# PROVIDED MATERIAL
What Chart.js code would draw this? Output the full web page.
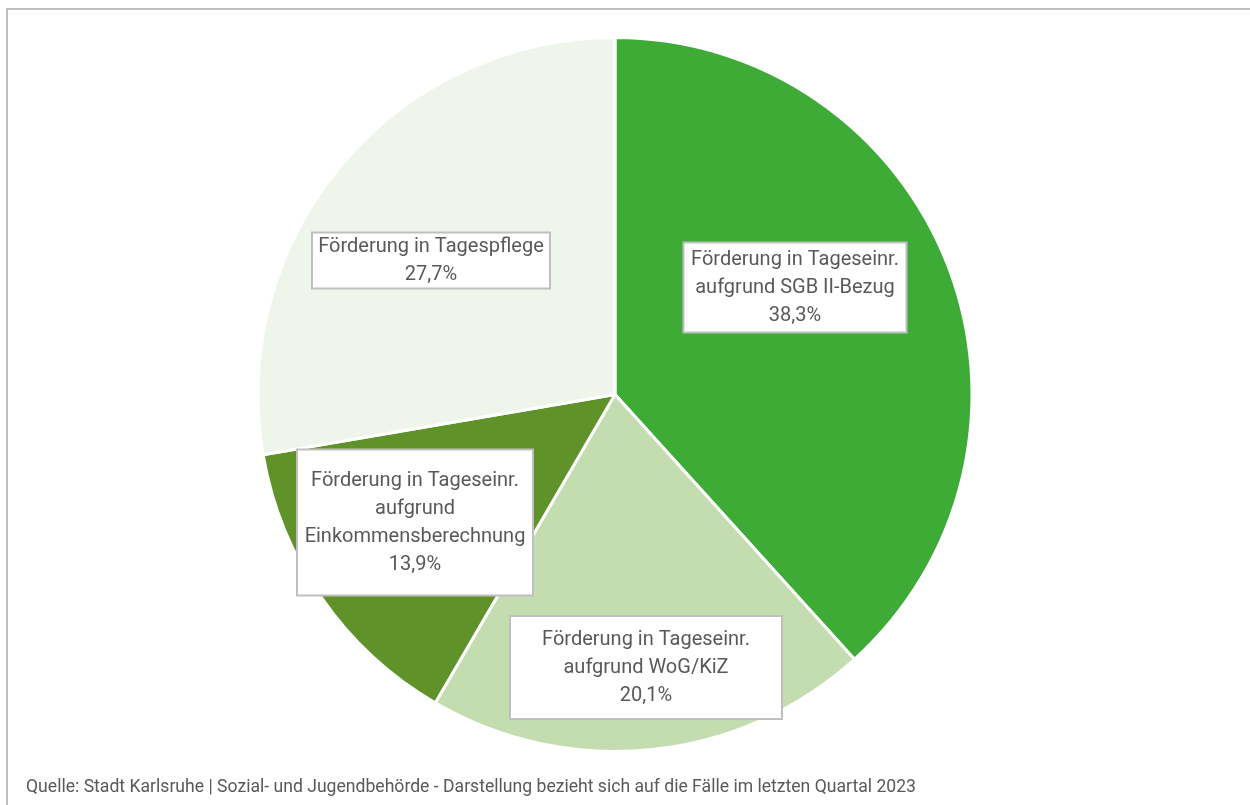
<!DOCTYPE html>
<html>
<head>
<meta charset="utf-8">
<script src="https://cdn.jsdelivr.net/npm/chart.js@4.4.0/dist/chart.umd.min.js"></script>
<style>
    body { margin: 0; background: #fff; overflow: hidden; }
    #wrap { position: relative; width: 1250px; height: 805px; }
    #frame { position: absolute; left: 6px; top: 8px; width: 1300px; height: 900px; border: 2px solid #bfbfbf; box-sizing: border-box; }
    #pie { position: absolute; left: 0; top: 0; }
    #source { position: absolute; left: 26px; top: 776px; font-family: Roboto, sans-serif; font-size: 17.6px; color: #595959; white-space: nowrap; }
</style>
</head>
<body>
<div id="wrap">
    <div id="frame"></div>
    <canvas id="pie" width="1250" height="805"></canvas>
    <div id="source">Quelle: Stadt Karlsruhe | Sozial- und Jugendbehörde - Darstellung bezieht sich auf die Fälle im letzten Quartal 2023</div>
</div>
<script>
// data (share of cases, %)
var categories = [
    ["Förderung in Tageseinr.", "aufgrund SGB II-Bezug"],
    ["Förderung in Tageseinr.", "aufgrund WoG/KiZ"],
    ["Förderung in Tageseinr.", "aufgrund", "Einkommensberechnung"],
    ["Förderung in Tagespflege"]
];
var shares = [38.3, 20.1, 13.9, 27.7];
var colors = ["#3dab35", "#c4ddb0", "#60922a", "#f0f5eb"];

// label boxes placed like in excel, offsets from pie centre in px (radius 357)
var boxes = [
    {dx: 180, dy: -107, w: 223, h: 90},
    {dx: 31, dy: 273, w: 272, h: 103},
    {dx: -200, dy: 128, w: 236, h: 146},
    {dx: -184, dy: -134, w: 238, h: 56}
];

function fmt(v) {
    return v.toFixed(1).replace(".", ",") + "%";
}

var boxLabels = {
    id: "boxLabels",
    afterDatasetsDraw: function (chart) {
        var ctx = chart.ctx;
        var meta = chart.getDatasetMeta(0);
        var total = shares.reduce(function (a, b) { return a + b; }, 0);
        meta.data.forEach(function (arc, i) {
            var k = arc.outerRadius / 357;
            var b = boxes[i];
            var cx = arc.x + b.dx * k, cy = arc.y + b.dy * k;
            var w = b.w * k, h = b.h * k;
            ctx.save();
            ctx.fillStyle = "#fff";
            ctx.fillRect(cx - w / 2, cy - h / 2, w, h);
            ctx.strokeStyle = "#bfbfbf";
            ctx.lineWidth = 2;
            ctx.strokeRect(cx - w / 2, cy - h / 2, w, h);
            var lines = categories[i].concat([fmt(shares[i] / total * 100)]);
            var lh = 28;
            ctx.fillStyle = "#595959";
            ctx.font = "20px Roboto";
            ctx.textAlign = "center";
            ctx.textBaseline = "middle";
            var y0 = cy - (lines.length - 1) * lh / 2;
            lines.forEach(function (t, j) {
                ctx.fillText(t, cx, y0 + j * lh);
            });
            ctx.restore();
        });
    }
};

var pie_chart = new Chart(document.getElementById("pie"), {
    type: "pie",
    data: {
        labels: categories.map(function (c) { return c.join(" "); }),
        datasets: [{
            data: shares,
            backgroundColor: colors,
            borderColor: "#ffffff",
            borderWidth: 3
        }]
    },
    options: {
        responsive: false,
        animation: false,
        layout: { padding: { top: 36, bottom: 52, left: 256, right: 276 } },
        plugins: {
            legend: { display: false },
            tooltip: { enabled: false }
        }
    },
    plugins: [boxLabels]
});
</script>
</body>
</html>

# EXERCISE
Copy every line of the data exactly as written, excluding the pictures.

# REPLY TO THE TASK
What Chart.js code would draw this? Output the full web page.
<!DOCTYPE html>
<html>
<head>
<meta charset="utf-8">
<script src="https://cdn.jsdelivr.net/npm/chart.js@4.4.0/dist/chart.umd.min.js"></script>
<style>
    body { margin: 0; background: #fff; overflow: hidden; }
    #wrap { position: relative; width: 1250px; height: 805px; }
    #frame { position: absolute; left: 6px; top: 8px; width: 1300px; height: 900px; border: 2px solid #bfbfbf; box-sizing: border-box; }
    #pie { position: absolute; left: 0; top: 0; }
    #source { position: absolute; left: 26px; top: 776px; font-family: Roboto, sans-serif; font-size: 17.6px; color: #595959; white-space: nowrap; }
</style>
</head>
<body>
<div id="wrap">
    <div id="frame"></div>
    <canvas id="pie" width="1250" height="805"></canvas>
    <div id="source">Quelle: Stadt Karlsruhe | Sozial- und Jugendbehörde - Darstellung bezieht sich auf die Fälle im letzten Quartal 2023</div>
</div>
<script>
// data (share of cases, %)
var categories = [
    ["Förderung in Tageseinr.", "aufgrund SGB II-Bezug"],
    ["Förderung in Tageseinr.", "aufgrund WoG/KiZ"],
    ["Förderung in Tageseinr.", "aufgrund", "Einkommensberechnung"],
    ["Förderung in Tagespflege"]
];
var shares = [38.3, 20.1, 13.9, 27.7];
var colors = ["#3dab35", "#c4ddb0", "#60922a", "#f0f5eb"];

// label boxes placed like in excel, offsets from pie centre in px (radius 357)
var boxes = [
    {dx: 180, dy: -107, w: 223, h: 90},
    {dx: 31, dy: 273, w: 272, h: 103},
    {dx: -200, dy: 128, w: 236, h: 146},
    {dx: -184, dy: -134, w: 238, h: 56}
];

function fmt(v) {
    return v.toFixed(1).replace(".", ",") + "%";
}

var boxLabels = {
    id: "boxLabels",
    afterDatasetsDraw: function (chart) {
        var ctx = chart.ctx;
        var meta = chart.getDatasetMeta(0);
        var total = shares.reduce(function (a, b) { return a + b; }, 0);
        meta.data.forEach(function (arc, i) {
            var k = arc.outerRadius / 357;
            var b = boxes[i];
            var cx = arc.x + b.dx * k, cy = arc.y + b.dy * k;
            var w = b.w * k, h = b.h * k;
            ctx.save();
            ctx.fillStyle = "#fff";
            ctx.fillRect(cx - w / 2, cy - h / 2, w, h);
            ctx.strokeStyle = "#bfbfbf";
            ctx.lineWidth = 2;
            ctx.strokeRect(cx - w / 2, cy - h / 2, w, h);
            var lines = categories[i].concat([fmt(shares[i] / total * 100)]);
            var lh = 28;
            ctx.fillStyle = "#595959";
            ctx.font = "20px Roboto";
            ctx.textAlign = "center";
            ctx.textBaseline = "middle";
            var y0 = cy - (lines.length - 1) * lh / 2;
            lines.forEach(function (t, j) {
                ctx.fillText(t, cx, y0 + j * lh);
            });
            ctx.restore();
        });
    }
};

var pie_chart = new Chart(document.getElementById("pie"), {
    type: "pie",
    data: {
        labels: categories.map(function (c) { return c.join(" "); }),
        datasets: [{
            data: shares,
            backgroundColor: colors,
            borderColor: "#ffffff",
            borderWidth: 3
        }]
    },
    options: {
        responsive: false,
        animation: false,
        layout: { padding: { top: 36, bottom: 52, left: 256, right: 276 } },
        plugins: {
            legend: { display: false },
            tooltip: { enabled: false }
        }
    },
    plugins: [boxLabels]
});
</script>
</body>
</html>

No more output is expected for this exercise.